Arzak + Arzak now has pride of place in my Cookbook Library, even if I will never cook any of the recipes from it. I'll probably display it as a coffee table book instead - it's beautiful enough.


  1. so cool that a tv episode got you to read the book. i used to watch anthony's show all the time too, though i rarely cook anything any more. thank goodness for chef fundin

    sherry @ fundinmental

    1. Yes! It was watching the show that made me want to read this book!

  2. These kind of cookbooks should come with "don't try this at home" stickers. You simply can't cook at home like they do in a restaurant like the Arzak's. Same applies to way more simple basque food like grilled turbot.

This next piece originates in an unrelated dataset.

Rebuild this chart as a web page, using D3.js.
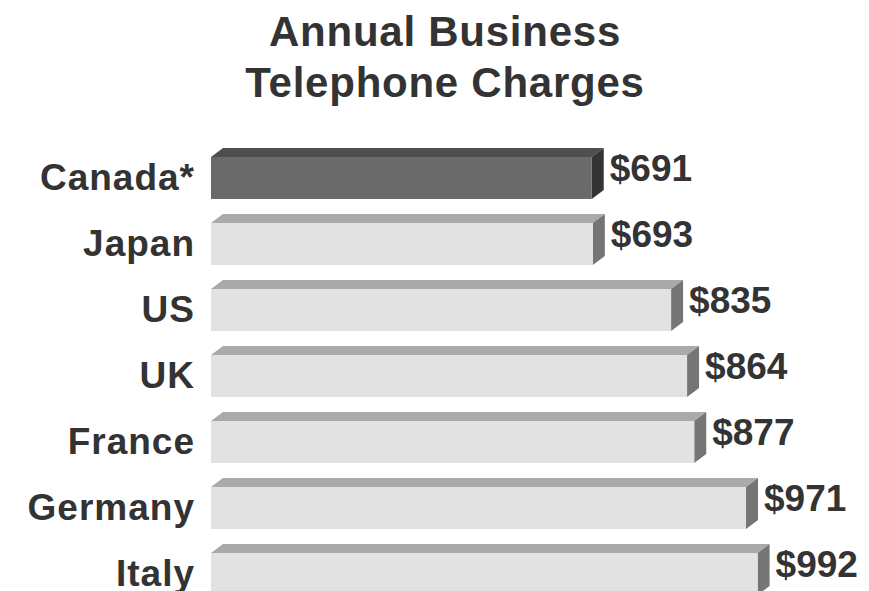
<!DOCTYPE html>
<html>
<head>
<meta charset="utf-8">
<script src="https://cdn.jsdelivr.net/npm/d3@7"></script>
<style>
    body { margin: 0; background: #fff; }
    text { font-family: 'Liberation Sans', Arial, sans-serif; font-weight: bold; fill: #333; }
</style>
</head>
<body>
<div id="chart"></div>
<script>
let categories = ['Canada*', 'Japan', 'US', 'UK', 'France', 'Germany', 'Italy'];
let charges    = [691, 693, 835, 864, 877, 971, 992];
let highlight  = ['Canada*'];
let titleLines = ['Annual Business', 'Telephone Charges'];

let chart_width  = 869;
let chart_height = 591;
let depth_x = 12, depth_y = 9;

let data = categories.map(function(c, i) {
    return { name: c, value: charges[i] };
});

let svg = d3.select('#chart')
    .append('svg')
    .attr('width', chart_width)
    .attr('height', chart_height);

// Scales
let xScale = d3.scaleLinear()
    .domain([0, 1000])
    .range([211, 762]);

let yScale = d3.scaleBand()
    .domain(categories)
    .range([157, 595])
    .paddingInner(0.364)
    .paddingOuter(0);

// Title
svg.append('g')
    .selectAll('text')
    .data(titleLines)
    .enter()
    .append('text')
    .attr('x', 445)
    .attr('y', (d, i) => 46 + i * 51)
    .attr('text-anchor', 'middle')
    .style('font-size', '42px')
    .style('letter-spacing', '0.75px')
    .text(d => d);

// 3D bars: top face, side face, front face
let bars = svg.append('g')
    .selectAll('g')
    .data(data)
    .enter()
    .append('g');

function isHi(d) { return highlight.indexOf(d.name) >= 0; }

bars.append('polygon')
    .attr('points', function(d) {
        let x0 = xScale(0), x1 = xScale(d.value), y0 = yScale(d.name);
        return [[x0, y0], [x0 + depth_x, y0 - depth_y], [x1 + depth_x, y0 - depth_y], [x1, y0]].join(' ');
    })
    .attr('fill', d => isHi(d) ? '#4e4e4e' : '#aaaaaa');

bars.append('polygon')
    .attr('points', function(d) {
        let x1 = xScale(d.value), y0 = yScale(d.name), y1 = y0 + yScale.bandwidth();
        return [[x1, y0], [x1 + depth_x, y0 - depth_y], [x1 + depth_x, y1 - depth_y], [x1, y1]].join(' ');
    })
    .attr('fill', d => isHi(d) ? '#343434' : '#757575');

bars.append('rect')
    .attr('x', xScale(0))
    .attr('y', d => yScale(d.name))
    .attr('width', d => xScale(d.value) - xScale(0))
    .attr('height', yScale.bandwidth())
    .attr('fill', d => isHi(d) ? '#6a6a6a' : '#e2e2e2');

// Value labels
bars.append('text')
    .attr('x', d => xScale(d.value) + 18)
    .attr('y', d => yScale(d.name) + yScale.bandwidth() / 2 + 3)
    .style('font-size', '37px')
    .text(d => '$' + d.value);

// Category labels
svg.append('g')
    .selectAll('text')
    .data(categories)
    .enter()
    .append('text')
    .attr('x', 195)
    .attr('y', d => yScale(d) + yScale.bandwidth() / 2 + 12)
    .attr('text-anchor', 'end')
    .style('font-size', '37px')
    .style('letter-spacing', '1px')
    .text(d => d);
</script>
</body>
</html>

It's done perfectly in specialized places like Elkano in Getaria, top fresh fish totally a point. Grills are manned by folks who do it for years, even decades on the same grill. You need a lot of experience to handle bacalao, a staple of basque food, too. Yet your description sounds good. I have so many cookbooks and with recipes galore online I love those which are not strictly cookbooks,but contain further info on culture,history et al and/or tell a story best meanwhile.

    Without Corona I would have gone to Basque Country again in September. Hopefully I can make it at least to Madrid in a few weeks (sigh).

    Frank (rebibbia66 on insta)

    1. Hi Frank! Nice to see you here! You are so right about good restaurant cooking. When I go to a restaurant, I want to eat something I can't make at home -- either because it is super fancy or because it is simple, but specialized. Now I hardly use cookbooks to cook from, except to bake a cake or something. But I like to read them if they have more than recipes in them. I hope you get to travel to Basque Country soon!